Given task:
Print all of the lines exactly. Any picture among them stays out.

[Source data]
%%

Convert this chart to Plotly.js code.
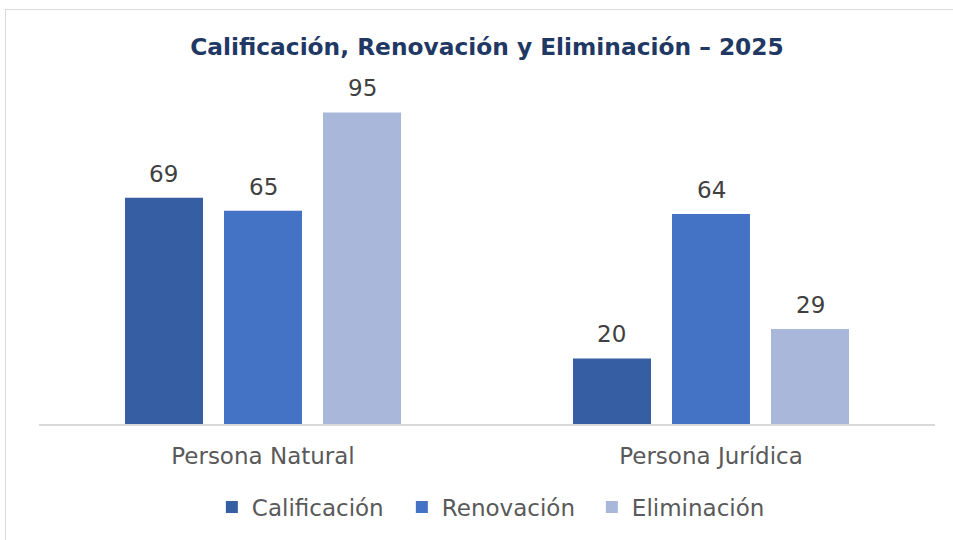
<!DOCTYPE html>
<html>
<head>
<meta charset="utf-8">
<script src="https://cdn.plot.ly/plotly-3.0.1.min.js"></script>
<style>
  html, body { margin: 0; padding: 0; background: #fff; overflow: hidden; }
  #wrap { position: absolute; left: 0; top: 0; width: 953px; height: 540px; overflow: hidden; }
  #frame { position: absolute; left: 5px; top: 9px; width: 1000px; height: 600px; border: 1px solid #d9d9d9; box-sizing: border-box; }
  #chart { position: absolute; left: 0; top: 0; width: 953px; height: 540px; }
</style>
</head>
<body>
<div id="wrap">
  <div id="frame"></div>
  <div id="chart"></div>
</div>
<script>
const categories = ["Persona Natural", "Persona Jurídica"];
const seriesNames = ["Calificación", "Renovación", "Eliminación"];
const calificacion = [69, 20];
const renovacion = [65, 64];
const eliminacion = [95, 29];
const seriesColors = ["#365ea2", "#4472c4", "#a9b7db"];
const chartTitle = "Calificación, Renovación y Eliminación – 2025";

const values = [calificacion, renovacion, eliminacion];
const font = "'DejaVu Sans', sans-serif";

// layout geometry (pixels)
const plotLeft = 39, plotRight = 935, plotTop = 96, plotBottom = 424;
const bargap = 0.337, bargroupgap = 0.212;
const catWidthPx = (plotRight - plotLeft) / categories.length;
const slotPx = catWidthPx * (1 - bargap) / values.length;

const traces = values.map((v, i) => ({
  type: "bar",
  name: seriesNames[i],
  x: categories,
  y: v,
  marker: { color: seriesColors[i] },
  hoverinfo: "none"
}));

const annotations = [];
values.forEach((v, i) => {
  v.forEach((val, j) => {
    annotations.push({
      x: categories[j], y: val, xref: "x", yref: "y",
      text: String(val),
      showarrow: false,
      xanchor: "center", yanchor: "bottom",
      xshift: (i - (values.length - 1) / 2) * slotPx,
      yshift: 9,
      font: { family: font, size: 23, color: "#404040" }
    });
  });
});

const layout = {
  width: 953,
  height: 540,
  paper_bgcolor: "rgba(0,0,0,0)",
  plot_bgcolor: "rgba(0,0,0,0)",
  margin: { l: plotLeft, r: 953 - plotRight, t: plotTop, b: 540 - plotBottom },
  barmode: "group",
  bargap: bargap,
  bargroupgap: bargroupgap,
  title: {
    text: "<b>" + chartTitle + "</b>",
    font: { family: font, size: 23.3, color: "#1f3864" },
    x: 0.5, xanchor: "center", xref: "paper",
    y: 1 - 47 / 540, yanchor: "middle", yref: "container"
  },
  xaxis: {
    type: "category",
    showline: true, linecolor: "#d9d9d9", linewidth: 2,
    showgrid: false, zeroline: false,
    ticks: "",
    tickfont: { family: font, size: 23, color: "#595959" },
    ticklabelstandoff: 10
  },
  yaxis: {
    range: [0, 100],
    visible: false,
    showgrid: false, zeroline: false
  },
  annotations: annotations,
  showlegend: true,
  legend: {
    orientation: "h",
    x: 0.511, xanchor: "center",
    y: -0.253, yanchor: "middle",
    font: { family: font, size: 23, color: "#595959" },
    entrywidth: 145, entrywidthmode: "pixels",
    traceorder: "normal"
  }
};

Plotly.newPlot("chart", traces, layout, { displayModeBar: false, staticPlot: true });
</script>
</body>
</html>
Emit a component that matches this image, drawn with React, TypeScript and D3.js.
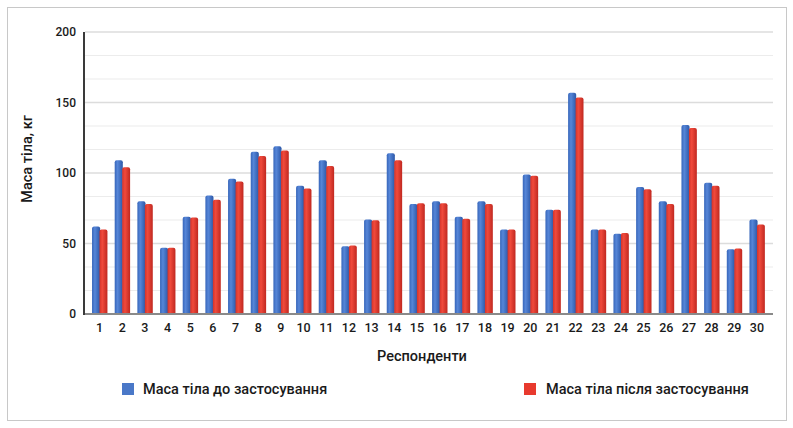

%%

Task response:
Convert this chart to Plotly.js code.
<!DOCTYPE html>
<html>
<head>
<meta charset="utf-8">
<script src="https://cdn.plot.ly/plotly-3.0.1.min.js"></script>
<style>
  html, body { margin: 0; padding: 0; background: #fff; overflow: hidden; }
  #wrap { position: absolute; left: 0; top: 0; width: 953px; height: 540px; overflow: hidden; }
  #frame { position: absolute; left: 5px; top: 9px; width: 1000px; height: 600px; border: 1px solid #d9d9d9; box-sizing: border-box; }
  #chart { position: absolute; left: 0; top: 0; width: 953px; height: 540px; }
</style>
</head>
<body>
<div id="wrap">
  <div id="frame"></div>
  <div id="chart"></div>
</div>
<script>
const categories = ["Persona Natural", "Persona Jurídica"];
const seriesNames = ["Calificación", "Renovación", "Eliminación"];
const calificacion = [69, 20];
const renovacion = [65, 64];
const eliminacion = [95, 29];
const seriesColors = ["#365ea2", "#4472c4", "#a9b7db"];
const chartTitle = "Calificación, Renovación y Eliminación – 2025";

const values = [calificacion, renovacion, eliminacion];
const font = "'DejaVu Sans', sans-serif";

// layout geometry (pixels)
const plotLeft = 39, plotRight = 935, plotTop = 96, plotBottom = 424;
const bargap = 0.337, bargroupgap = 0.212;
const catWidthPx = (plotRight - plotLeft) / categories.length;
const slotPx = catWidthPx * (1 - bargap) / values.length;

const traces = values.map((v, i) => ({
  type: "bar",
  name: seriesNames[i],
  x: categories,
  y: v,
  marker: { color: seriesColors[i] },
  hoverinfo: "none"
}));

const annotations = [];
values.forEach((v, i) => {
  v.forEach((val, j) => {
    annotations.push({
      x: categories[j], y: val, xref: "x", yref: "y",
      text: String(val),
      showarrow: false,
      xanchor: "center", yanchor: "bottom",
      xshift: (i - (values.length - 1) / 2) * slotPx,
      yshift: 9,
      font: { family: font, size: 23, color: "#404040" }
    });
  });
});

const layout = {
  width: 953,
  height: 540,
  paper_bgcolor: "rgba(0,0,0,0)",
  plot_bgcolor: "rgba(0,0,0,0)",
  margin: { l: plotLeft, r: 953 - plotRight, t: plotTop, b: 540 - plotBottom },
  barmode: "group",
  bargap: bargap,
  bargroupgap: bargroupgap,
  title: {
    text: "<b>" + chartTitle + "</b>",
    font: { family: font, size: 23.3, color: "#1f3864" },
    x: 0.5, xanchor: "center", xref: "paper",
    y: 1 - 47 / 540, yanchor: "middle", yref: "container"
  },
  xaxis: {
    type: "category",
    showline: true, linecolor: "#d9d9d9", linewidth: 2,
    showgrid: false, zeroline: false,
    ticks: "",
    tickfont: { family: font, size: 23, color: "#595959" },
    ticklabelstandoff: 10
  },
  yaxis: {
    range: [0, 100],
    visible: false,
    showgrid: false, zeroline: false
  },
  annotations: annotations,
  showlegend: true,
  legend: {
    orientation: "h",
    x: 0.511, xanchor: "center",
    y: -0.253, yanchor: "middle",
    font: { family: font, size: 23, color: "#595959" },
    entrywidth: 145, entrywidthmode: "pixels",
    traceorder: "normal"
  }
};

Plotly.newPlot("chart", traces, layout, { displayModeBar: false, staticPlot: true });
</script>
</body>
</html>
Emit a component that matches this image, drawn with React, TypeScript and D3.js.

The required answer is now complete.